— start of SUPPLIED ENTRIES —
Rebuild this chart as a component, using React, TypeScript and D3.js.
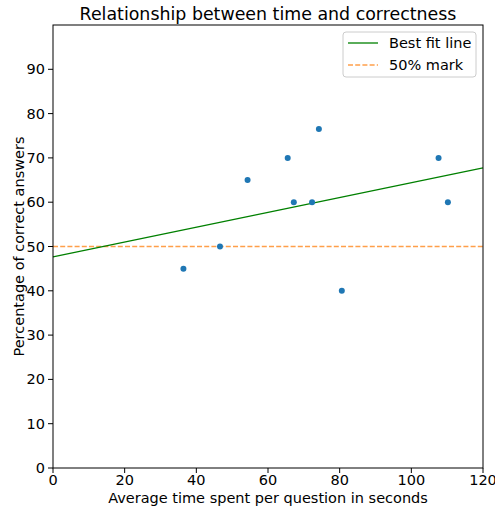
import React from "react";
import * as d3 from "d3";

// seconds per question vs. percentage correct
const times = [36.4, 46.6, 54.3, 65.5, 67.2, 72.3, 74.2, 80.6, 107.6, 110.2];
const scores = [45, 50, 65, 70, 60, 60, 76.5, 40, 70, 60];
const xTicks = [0, 20, 40, 60, 80, 100, 120];
const yTicks = [0, 10, 20, 30, 40, 50, 60, 70, 80, 90];
const legendItems = ["Best fit line", "50% mark"];

const W = 495;
const H = 508;
const margin = { top: 25, right: 12, bottom: 40, left: 53 };
const font = "DejaVu Sans, sans-serif";
const fs = 14.5;

export default function App() {
  const x = d3.scaleLinear().domain([0, 120]).range([margin.left, W - margin.right]);
  const y = d3.scaleLinear().domain([0, 100]).range([H - margin.bottom, margin.top]);

  // least squares fit
  const mx = d3.mean(times)!;
  const my = d3.mean(scores)!;
  const slope =
    d3.sum(times, (t, i) => (t - mx) * (scores[i] - my)) / d3.sum(times, (t) => (t - mx) ** 2);
  const intercept = my - slope * mx;
  const fit = d3.line<number>().x((t) => x(t)).y((t) => y(intercept + slope * t));

  const x0 = margin.left;
  const x1 = W - margin.right;
  const y0 = H - margin.bottom;
  const y1 = margin.top;

  return (
    <svg width={W} height={H} style={{ position: "absolute", left: 0, top: 0 }}>
      <rect width={W} height={H} fill="#fff" />
      <text x={(x0 + x1) / 2} y={20} textAnchor="middle" fontFamily={font} fontSize={17.4}>
        Relationship between time and correctness
      </text>

      <line x1={x0} x2={x1} y1={y(50)} y2={y(50)} stroke="#ff7f0e" strokeOpacity={0.75}
        strokeWidth={1.3} strokeDasharray="5,2.2" />
      <path d={fit([0, 120]) ?? ""} stroke="green" strokeWidth={1.3} fill="none" />

      {times.map((t, i) => (
        <circle key={i} cx={x(t)} cy={y(scores[i])} r={3} fill="#1f77b4" />
      ))}

      <rect x={x0} y={y1} width={x1 - x0} height={y0 - y1} fill="none" stroke="#000" strokeWidth={1} />

      {xTicks.map((t) => (
        <g key={t}>
          <line x1={x(t)} x2={x(t)} y1={y0} y2={y0 + 5} stroke="#000" />
          <text x={x(t)} y={y0 + 17} textAnchor="middle" fontFamily={font} fontSize={fs}>{t}</text>
        </g>
      ))}
      {yTicks.map((t) => (
        <g key={t}>
          <line x1={x0 - 5} x2={x0} y1={y(t)} y2={y(t)} stroke="#000" />
          <text x={x0 - 8} y={y(t) + 5} textAnchor="end" fontFamily={font} fontSize={fs}>{t}</text>
        </g>
      ))}

      <text x={(x0 + x1) / 2} y={H - 5.5} textAnchor="middle" fontFamily={font} fontSize={fs}>
        Average time spent per question in seconds
      </text>
      <text transform={`translate(23.5,${(y0 + y1) / 2}) rotate(-90)`} textAnchor="middle"
        fontFamily={font} fontSize={fs}>
        Percentage of correct answers
      </text>

      <g>
        <rect x={343} y={32} width={133} height={45} rx={3} fill="#fff" fillOpacity={0.8}
          stroke="#ccc" strokeWidth={1} />
        {legendItems.map((label, i) => (
          <g key={label}>
            <line x1={348} x2={378} y1={43 + i * 22} y2={43 + i * 22}
              stroke={i === 0 ? "green" : "#ff7f0e"} strokeOpacity={i === 0 ? 1 : 0.75}
              strokeWidth={1.3} strokeDasharray={i === 0 ? undefined : "5,2.2"} />
            <text x={389} y={48 + i * 22} fontFamily={font} fontSize={fs}>{label}</text>
          </g>
        ))}
      </g>
    </svg>
  );
}
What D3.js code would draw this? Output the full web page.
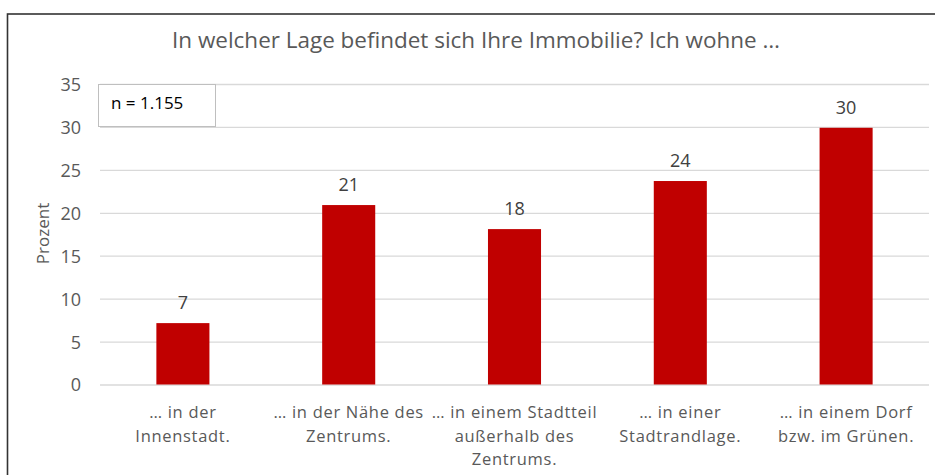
— end of SUPPLIED ENTRIES —
* EXERCISE REQUIREMENTS
Leave the pictures out and please restate exactly the lines running from the start of the material through the one with "const fs = 14.5;".

* COMPLETE ANSWER
Rebuild this chart as a component, using React, TypeScript and D3.js.
import React from "react";
import * as d3 from "d3";

// seconds per question vs. percentage correct
const times = [36.4, 46.6, 54.3, 65.5, 67.2, 72.3, 74.2, 80.6, 107.6, 110.2];
const scores = [45, 50, 65, 70, 60, 60, 76.5, 40, 70, 60];
const xTicks = [0, 20, 40, 60, 80, 100, 120];
const yTicks = [0, 10, 20, 30, 40, 50, 60, 70, 80, 90];
const legendItems = ["Best fit line", "50% mark"];

const W = 495;
const H = 508;
const margin = { top: 25, right: 12, bottom: 40, left: 53 };
const font = "DejaVu Sans, sans-serif";
const fs = 14.5;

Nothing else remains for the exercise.